Buku I Want To Die But I Want To Eat Tteokpokki 2 lebih membuat perasaan campur aduk. Baek Se Hee membagikan kisah dan pemikirannya yang ekstrim termasuk keinginan untuk bunuh diri dengan melompat dari lantai paling atas. Ketika membaca bagian tersebut, hati saya merasa sakit karena teringat kejadian di masa lalu, kejadian yang sama seperti yang dialami Baek Se Hee. Yap, sama seperti Baek Se Hee, saya pernah hampir melompat dari atap dan setelah menyadarinya hanya bisa menangis tersedu.


Baek Se Hee juga membagikan cerita dirinya yang gemar melukai diri sendiri. Lagi-lagi saya merasakan sakit yang sama karena di masa lalu pun pernah berada di fase tersebut: gemar melukai tangan sendiri.


Pemikiran ekstrim yang dibagikan Baek Se Hee beberapa bagian saya juga merasa sama. Jadi ketika membaca seri kedua ini membuat saya kembali berjalan ke masa lalu, melihat bagaimana diri sendiri di masa lalu dan tentu lebih mengena dibanding ketika membaca buku pertama.



Dari kisah yang dibagikan Baek Se Hee, saya mengambil banyak tips yang bisa diterapkan untuk mengatasi kondisi saat mental sedang kurang baik. Jujur saja saya merasa iri karena Baek Se Hee berani mengambil langkah untuk meminta bantuan ahli. Sedang saya hanya terus mempertimbangkannya, bahkan memilih mundur ketika surat rujukan sudah di tangan. Banyak hal yang menjadi pertimbangan, salah satunya saya takut mengonsumsi obat yang diresepkan. Terlebih setelah membaca pengalaman Baek Se Hee pada bagian mengonsumsi obat yang memunculkan beberapa efek samping. Di sisi lain, ada keinginan untuk berobat ke psikiater. Saya ingin menjadi berani seperti Baek Se Hee, walau entah kapan itu bisa terjadi.


"Alasan depresi saya terlihat jelas sekarang. Sepertinya memang tidak ada depresi tanpa penyebab."


Hubungan sebab-akibat yang dijabarkan Baek Se Hee beberapa saya pun merasakan dan mengalaminya. Lagi-lagi Baek Se Hee lebih beruntung karena berani keluar dari zona aman, sedang saya masih berada dalam lingkaran yang sama. Kemudian banyak hal yang dibagikan Baek Se Hee yang membuat saya merasa optimis bahwa saya pun pasti bisa melalui fase-fase kelam yang kadang masih menghampiri.

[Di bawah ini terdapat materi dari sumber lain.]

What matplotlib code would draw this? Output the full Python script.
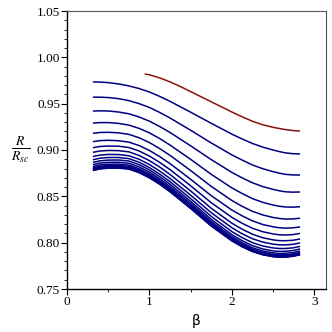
import matplotlib
matplotlib.use('Agg')
import matplotlib.pyplot as plt
from   matplotlib.ticker import MultipleLocator

import numpy as np

### beta samples shared by all blue curves
beta = [0.314, 0.4, 0.5, 0.625, 0.75, 0.875, 1.0, 1.125, 1.25, 1.5,
		1.75, 2.0, 2.125, 2.25, 2.375, 2.5, 2.575, 2.65, 2.74, 2.827]

### blue family, top to bottom
blue_curves = [
	[0.9735, 0.9733, 0.9727, 0.9713, 0.9692, 0.9663, 0.9626, 0.9578, 0.9525, 0.9408,
	 0.9288, 0.9171, 0.9119, 0.9070, 0.9031, 0.9000, 0.8983, 0.8969, 0.8960, 0.8957],
	[0.9570, 0.9570, 0.9566, 0.9554, 0.9533, 0.9500, 0.9459, 0.9405, 0.9345, 0.9213,
	 0.9076, 0.8947, 0.8891, 0.8838, 0.8798, 0.8766, 0.8750, 0.8737, 0.8731, 0.8730],
	[0.9420, 0.9423, 0.9421, 0.9410, 0.9391, 0.9356, 0.9311, 0.9253, 0.9189, 0.9045,
	 0.8896, 0.8758, 0.8699, 0.8646, 0.8605, 0.8575, 0.8560, 0.8549, 0.8545, 0.8547],
	[0.9290, 0.9296, 0.9296, 0.9287, 0.9269, 0.9233, 0.9185, 0.9123, 0.9053, 0.8899,
	 0.8737, 0.8591, 0.8530, 0.8475, 0.8435, 0.8406, 0.8393, 0.8385, 0.8383, 0.8388],
	[0.9180, 0.9189, 0.9191, 0.9185, 0.9169, 0.9132, 0.9080, 0.9015, 0.8942, 0.8778,
	 0.8607, 0.8455, 0.8392, 0.8338, 0.8299, 0.8272, 0.8261, 0.8255, 0.8256, 0.8264],
	[0.9090, 0.9101, 0.9105, 0.9100, 0.9085, 0.9048, 0.8995, 0.8928, 0.8853, 0.8684,
	 0.8507, 0.8352, 0.8289, 0.8235, 0.8196, 0.8171, 0.8161, 0.8157, 0.8160, 0.8170],
	[0.9025, 0.9038, 0.9043, 0.9041, 0.9027, 0.8989, 0.8934, 0.8866, 0.8788, 0.8614,
	 0.8431, 0.8273, 0.8209, 0.8155, 0.8118, 0.8094, 0.8085, 0.8083, 0.8087, 0.8100],
	[0.8975, 0.8989, 0.8995, 0.8993, 0.8980, 0.8941, 0.8885, 0.8816, 0.8736, 0.8558,
	 0.8371, 0.8210, 0.8145, 0.8091, 0.8053, 0.8030, 0.8022, 0.8021, 0.8026, 0.8040],
	[0.8930, 0.8945, 0.8952, 0.8951, 0.8938, 0.8900, 0.8843, 0.8773, 0.8692, 0.8512,
	 0.8323, 0.8161, 0.8096, 0.8042, 0.8006, 0.7984, 0.7977, 0.7976, 0.7982, 0.7997],
	[0.8895, 0.8911, 0.8919, 0.8919, 0.8907, 0.8868, 0.8810, 0.8739, 0.8658, 0.8475,
	 0.8283, 0.8119, 0.8054, 0.8000, 0.7964, 0.7943, 0.7937, 0.7937, 0.7944, 0.7960],
	[0.8866, 0.8883, 0.8891, 0.8892, 0.8881, 0.8842, 0.8784, 0.8712, 0.8630, 0.8445,
	 0.8251, 0.8086, 0.8021, 0.7968, 0.7932, 0.7911, 0.7906, 0.7907, 0.7915, 0.7932],
	[0.8842, 0.8859, 0.8867, 0.8868, 0.8857, 0.8818, 0.8760, 0.8688, 0.8606, 0.8422,
	 0.8228, 0.8064, 0.7999, 0.7945, 0.7910, 0.7890, 0.7884, 0.7885, 0.7893, 0.7910],
	[0.8822, 0.8839, 0.8847, 0.8848, 0.8837, 0.8798, 0.8740, 0.8669, 0.8588, 0.8404,
	 0.8211, 0.8048, 0.7983, 0.7930, 0.7895, 0.7875, 0.7869, 0.7870, 0.7878, 0.7895],
	[0.8808, 0.8825, 0.8833, 0.8834, 0.8823, 0.8784, 0.8727, 0.8656, 0.8575, 0.8392,
	 0.8200, 0.8037, 0.7973, 0.7920, 0.7885, 0.7865, 0.7859, 0.7860, 0.7868, 0.7885],
	[0.8797, 0.8814, 0.8822, 0.8823, 0.8812, 0.8773, 0.8716, 0.8646, 0.8565, 0.8383,
	 0.8192, 0.8031, 0.7966, 0.7914, 0.7879, 0.7859, 0.7853, 0.7854, 0.7863, 0.7879],
	[0.8789, 0.8805, 0.8814, 0.8815, 0.8804, 0.8765, 0.8709, 0.8638, 0.8558, 0.8376,
	 0.8186, 0.8025, 0.7961, 0.7909, 0.7874, 0.7854, 0.7848, 0.7849, 0.7858, 0.7874],
	[0.8783, 0.8799, 0.8808, 0.8809, 0.8798, 0.8759, 0.8703, 0.8633, 0.8552, 0.8372,
	 0.8182, 0.8022, 0.7958, 0.7906, 0.7871, 0.7851, 0.7846, 0.7846, 0.7855, 0.7871],
	[0.8779, 0.8795, 0.8804, 0.8804, 0.8794, 0.8755, 0.8699, 0.8629, 0.8549, 0.8369,
	 0.8179, 0.8019, 0.7955, 0.7904, 0.7869, 0.7849, 0.7844, 0.7844, 0.7853, 0.7869],
]

### the single red curve starts later
beta_red  = [0.942, 1.0, 1.125, 1.25, 1.375, 1.5, 1.75, 2.0, 2.125, 2.25,
			 2.375, 2.5, 2.575, 2.65, 2.74, 2.827]
red_curve = [0.9820, 0.9812, 0.9778, 0.9735, 0.9685, 0.9630, 0.9520, 0.9410, 0.9358, 0.9310,
			 0.9272, 0.9245, 0.9232, 0.9220, 0.9210, 0.9205]

x_ticks = [0, 1, 2, 3]
y_ticks = [0.75, 0.80, 0.85, 0.90, 0.95, 1.00, 1.05]

plt.rcParams['mathtext.fontset'] = 'stix'

fig = plt.figure(figsize=(3.32, 3.32), dpi=100)
ax  = fig.add_axes([67/332, 43/332, 259/332, 278/332])

for curve in blue_curves:
	ax.plot(beta, curve, color='#000080', lw=1.1, solid_capstyle='butt')

ax.plot(beta_red, red_curve, color='#8b1010', lw=1.1, solid_capstyle='butt')

ax.set_xlim(0, np.pi)
ax.set_ylim(0.75, 1.05)

ax.set_xticks(x_ticks)
ax.set_yticks(y_ticks)
ax.set_xticklabels([str(t) for t in x_ticks])
ax.set_yticklabels(['%.2f' % t for t in y_ticks])
ax.xaxis.set_minor_locator(MultipleLocator(0.5))
ax.yaxis.set_minor_locator(MultipleLocator(0.01))

ax.tick_params(which='major', length=4, width=0.8, direction='out',
			   labelsize=9.5, pad=1)
ax.tick_params(which='minor', length=2, width=0.6, direction='out')
for lab in ax.get_xticklabels() + ax.get_yticklabels():
	lab.set_fontfamily('Liberation Serif')

### Maple-style box: gray top/right, black left/bottom
for side in ['top', 'right']:
	ax.spines[side].set_color('#555555')
	ax.spines[side].set_linewidth(0.8)
for side in ['left', 'bottom']:
	ax.spines[side].set_color('black')
	ax.spines[side].set_linewidth(1.0)

ax.set_xlabel('β', fontsize=10, family='DejaVu Sans', labelpad=4)
ax.text(-0.18, 0.50, r'$\frac{R}{R_{sc}}$', transform=ax.transAxes,
		fontsize=14, ha='center', va='center')

plt.savefig('out.png', dpi=100)
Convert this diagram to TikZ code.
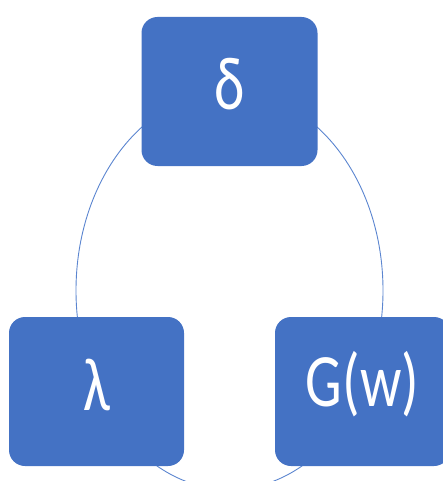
\documentclass[tikz,border=0pt]{standalone}
\usepackage{fontspec}
\setmainfont{Carlito}
\definecolor{boxblue}{HTML}{4472C4}
\definecolor{ringblue}{HTML}{5B85D0}
\newcommand{\tallt}[1]{\raisebox{7pt}[\height][\depth]{\scalebox{1}[1.3]{#1}}}
\begin{document}
\begin{tikzpicture}[x=1pt,y=-1pt,
  termbox/.style={fill=boxblue, draw=none, rounded corners=16pt, text=white,
    font=\fontsize{58}{70}\selectfont, inner sep=0pt},
  ring/.style={draw=ringblue, line width=0.9pt}]
\useasboundingbox (0,0) rectangle (443,481);
\begin{scope}
\clip (0,0) rectangle (443,481);
\draw[ring] (229.5,290.5) ellipse [x radius=153.5, y radius=199];
\node[termbox, minimum width=176pt, minimum height=149pt] (d) at (229.5,91.5) {\tallt{δ}};
\node[termbox, minimum width=175pt, minimum height=149pt] (l) at (96.5,391.5) {\tallt{λ}};
\node[termbox, minimum width=175pt, minimum height=149pt] (g) at (362.5,391.5) {\tallt{G(w)}};
\end{scope}
\end{tikzpicture}
\end{document}
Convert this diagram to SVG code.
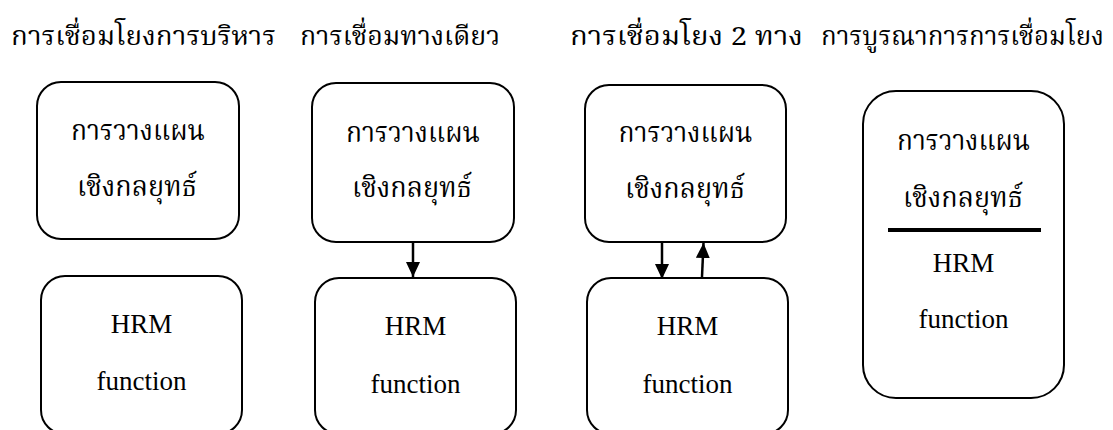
<svg xmlns="http://www.w3.org/2000/svg" width="1113" height="430" viewBox="0 0 1113 430">
  <style>
    .box { fill: #ffffff; stroke: #000000; stroke-width: 2; }
    .th { font-family: "Noto Serif Thai", "Noto Sans Thai", "Liberation Serif", serif; font-size: 28px; fill: #000000; }
    .head { font-size: 26px; }
    .en { font-family: "Liberation Serif", "Times New Roman", serif; font-size: 27px; fill: #000000; text-anchor: middle; }
    .mid { text-anchor: middle; }
    .link { stroke: #000000; stroke-width: 2.5; fill: none; marker-end: url(#head); }
  </style>
  <defs>
    <marker id="head" markerUnits="userSpaceOnUse" markerWidth="16" markerHeight="16" refX="15" refY="7" orient="auto">
      <path d="M0,0 L15,7 L0,14 Z" fill="#000000"/>
    </marker>
  </defs>
  <rect width="1113" height="430" fill="#ffffff"/>

  <!-- column headings -->
  <g id="headings">
    <text class="th head" x="11" y="45" textLength="265" lengthAdjust="spacingAndGlyphs">การเชื่อมโยงการบริหาร</text>
    <text class="th head" x="300" y="45" textLength="200" lengthAdjust="spacingAndGlyphs">การเชื่อมทางเดียว</text>
    <text class="th head" x="570" y="45" textLength="233" lengthAdjust="spacingAndGlyphs">การเชื่อมโยง 2 ทาง</text>
    <text class="th head" x="821" y="45" textLength="283" lengthAdjust="spacingAndGlyphs">การบูรณาการการเชื่อมโยง</text>
  </g>

  <!-- column 1: separate planning and HRM -->
  <g id="plan-1">
    <rect class="box" x="37" y="82" width="202" height="157" rx="24"/>
    <text class="th mid" x="138" y="140" textLength="134" lengthAdjust="spacingAndGlyphs">การวางแผน</text>
    <text class="th mid" x="137" y="196" textLength="120" lengthAdjust="spacingAndGlyphs">เชิงกลยุทธ์</text>
  </g>
  <g id="hrm-1">
    <rect class="box" x="41" y="276" width="201" height="158" rx="24"/>
    <text class="en" x="141.5" y="333">HRM</text>
    <text class="en" x="141.5" y="390">function</text>
  </g>

  <!-- column 2: one-way link -->
  <g id="plan-2">
    <rect class="box" x="312" y="83" width="202" height="159" rx="24"/>
    <text class="th mid" x="413" y="142" textLength="134" lengthAdjust="spacingAndGlyphs">การวางแผน</text>
    <text class="th mid" x="412" y="197" textLength="120" lengthAdjust="spacingAndGlyphs">เชิงกลยุทธ์</text>
  </g>
  <g id="hrm-2">
    <rect class="box" x="315" y="278" width="201" height="156" rx="24"/>
    <text class="en" x="415.5" y="335">HRM</text>
    <text class="en" x="415.5" y="393">function</text>
  </g>

  <!-- column 3: two-way link -->
  <g id="plan-3">
    <rect class="box" x="585" y="85" width="201" height="157" rx="24"/>
    <text class="th mid" x="685.5" y="142" textLength="134" lengthAdjust="spacingAndGlyphs">การวางแผน</text>
    <text class="th mid" x="685" y="198" textLength="120" lengthAdjust="spacingAndGlyphs">เชิงกลยุทธ์</text>
  </g>
  <g id="hrm-3">
    <rect class="box" x="587" y="278" width="201" height="156" rx="24"/>
    <text class="en" x="687.5" y="335">HRM</text>
    <text class="en" x="687.5" y="393">function</text>
  </g>

  <!-- column 4: integrated link -->
  <g id="integrated">
    <rect class="box" x="863" y="91" width="201" height="307" rx="33"/>
    <text class="th mid" x="963.5" y="150" textLength="133" lengthAdjust="spacingAndGlyphs">การวางแผน</text>
    <text class="th mid" x="963" y="207" textLength="120" lengthAdjust="spacingAndGlyphs">เชิงกลยุทธ์</text>
    <line x1="888" y1="230" x2="1041" y2="230" stroke="#000000" stroke-width="4"/>
    <text class="en" x="963.5" y="272">HRM</text>
    <text class="en" x="963.5" y="328">function</text>
  </g>

  <!-- connectors -->
  <g id="connectors">
    <line class="link" x1="413" y1="242" x2="413" y2="277"/>
    <line class="link" x1="662" y1="242" x2="662" y2="279"/>
    <line class="link" x1="702" y1="277" x2="703.5" y2="243"/>
  </g>
</svg>
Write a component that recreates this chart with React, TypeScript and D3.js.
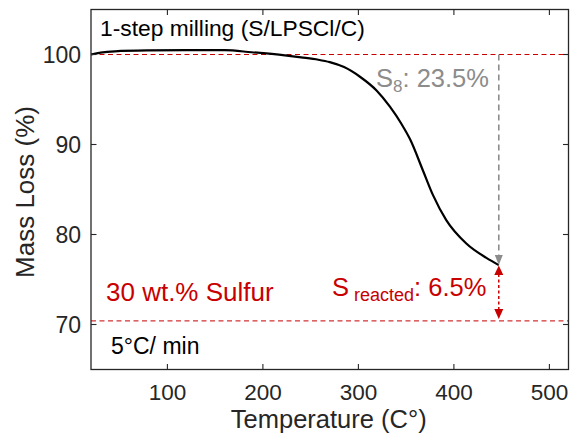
import React from "react";
import * as d3 from "d3";

const temps = [20, 30, 45, 80, 120, 160, 188, 223, 240, 258, 270, 285, 302, 319, 333, 345, 354, 368, 378, 392, 413, 434, 447];
const mass = [100.0, 100.2, 100.35, 100.45, 100.48, 100.48, 100.25, 99.9, 99.68, 99.42, 99.15, 98.6, 97.5, 96.0, 94.2, 92.3, 90.6, 87.0, 84.4, 81.6, 79.0, 77.4, 76.6];
const xTicks = [100, 200, 300, 400, 500];
const yTicks = [70, 80, 90, 100];
const refLines = [100, 70.4];
const arrowT = 447;
const s8End = 76.6;
const sBottom = 70.4;

const W = 571, H = 442;
const L = 91, R = 568.5, T = 9.5, B = 369.5;
const FONT = "'Liberation Sans', Arial, Helvetica, sans-serif";
const RED = "#c80000";
const GRAY = "#8c8c8c";
const AX = "#262626";

export default function App() {
  const x = d3.scaleLinear().domain([20, 520]).range([L, R]);
  const y = d3.scaleLinear().domain([65, 105]).range([B, T]);
  const line = d3.line<number>().x((_, i) => x(temps[i])).y((d) => y(d)).curve(d3.curveMonotoneX);
  const ax = x(arrowT);
  const yEnd = y(s8End);
  const yBot = y(sBottom);
  const tk = 5.5;
  return (
    <svg width={W} height={H} style={{ position: "fixed", left: 0, top: 0, background: "#fff" }} fontFamily={FONT}>
      <rect x={0} y={0} width={W} height={H} fill="#fff" />
      {refLines.map((v) => (
        <line key={v} x1={L} x2={R} y1={y(v)} y2={y(v)} stroke={RED} strokeWidth={1} strokeDasharray="5,3.5" />
      ))}
      <path d={line(mass) || ""} fill="none" stroke="#000" strokeWidth={2.2} />
      <line x1={ax} x2={ax} y1={y(100)} y2={yEnd - 9} stroke={GRAY} strokeWidth={1.6} strokeDasharray="6,4" />
      <path d={`M${ax - 4},${yEnd - 10} L${ax + 4},${yEnd - 10} L${ax},${yEnd} Z`} fill={GRAY} />
      <line x1={ax} x2={ax} y1={yEnd + 9} y2={yBot - 11} stroke={RED} strokeWidth={1.5} strokeDasharray="3,2.5" />
      <path d={`M${ax - 4.5},${yEnd + 10} L${ax + 4.5},${yEnd + 10} L${ax},${yEnd + 0.5} Z`} fill={RED} />
      <path d={`M${ax - 4.5},${yBot - 12} L${ax + 4.5},${yBot - 12} L${ax},${yBot - 2} Z`} fill={RED} />
      <rect x={L} y={T} width={R - L} height={B - T} fill="none" stroke={AX} strokeWidth={1.3} />
      {xTicks.map((t) => (
        <g key={t}>
          <line x1={x(t)} x2={x(t)} y1={B} y2={B - tk} stroke={AX} strokeWidth={1.1} />
          <line x1={x(t)} x2={x(t)} y1={T} y2={T + tk} stroke={AX} strokeWidth={1.1} />
          <text x={x(t)} y={399.5} textAnchor="middle" fontSize={22.5} fill={AX}>{t}</text>
        </g>
      ))}
      {yTicks.map((t) => (
        <g key={t}>
          <line x1={L} x2={L + tk} y1={y(t)} y2={y(t)} stroke={AX} strokeWidth={1.1} />
          <line x1={R} x2={R - tk} y1={y(t)} y2={y(t)} stroke={AX} strokeWidth={1.1} />
          <text x={81} y={y(t) + 8.5} textAnchor="end" fontSize={23} fill={AX}>{t}</text>
        </g>
      ))}
      <text x={(L + R) / 2 - 1} y={428} textAnchor="middle" fontSize={25.5} fill={AX}>Temperature (C°)</text>
      <text transform={`translate(33.5,192) rotate(-90)`} textAnchor="middle" fontSize={26} fill={AX}>Mass Loss (%)</text>
      <text x={100} y={36} fontSize={22.8} fill="#000">1-step milling (S/LPSCl/C)</text>
      <text x={111} y={354} fontSize={23} fill="#000">5°C/ min</text>
      <text x={106} y={300.5} fontSize={26} fill={RED}>30 wt.% Sulfur</text>
      <text x={376} y={87} fontSize={25.5} fill={GRAY}>
        S<tspan fontSize={17} dy={5}>8</tspan><tspan dy={-5}>: 23.5%</tspan>
      </text>
      <text x={332} y={296} fontSize={25.5} fill={RED}>
        S<tspan fontSize={18} dy={5}> reacted</tspan><tspan dy={-5}>: 6.5%</tspan>
      </text>
    </svg>
  );
}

Bahwa saya pun berhak bersinar dan memiliki sisi bersinar yang mungkin belum bahkan tidak saya sadari.


Setelah selesai membaca buku kedua ini, turut merasa ringan karena menyadari mungkin akan ada satu masa yang kembali membuat saya terpuruk tapi karena sudah memahami bagaimana kondisi diri sendiri, pasti bisa menerima dan melaluinya dengan baik. Terima kasih Baek Se Hee-ssi karena telah menulis buku bagus ini. Anda benar-benar membuat saya tak merasa berjuang sendiri.


"Aku merasakan kebencian terhadap diri sendiri yang sama parahnya dengan rasa mengasihani diri sendiri yang pernah kurasakan. Walau begitu, aku menerima hal itu sebagai bagian dari diriku."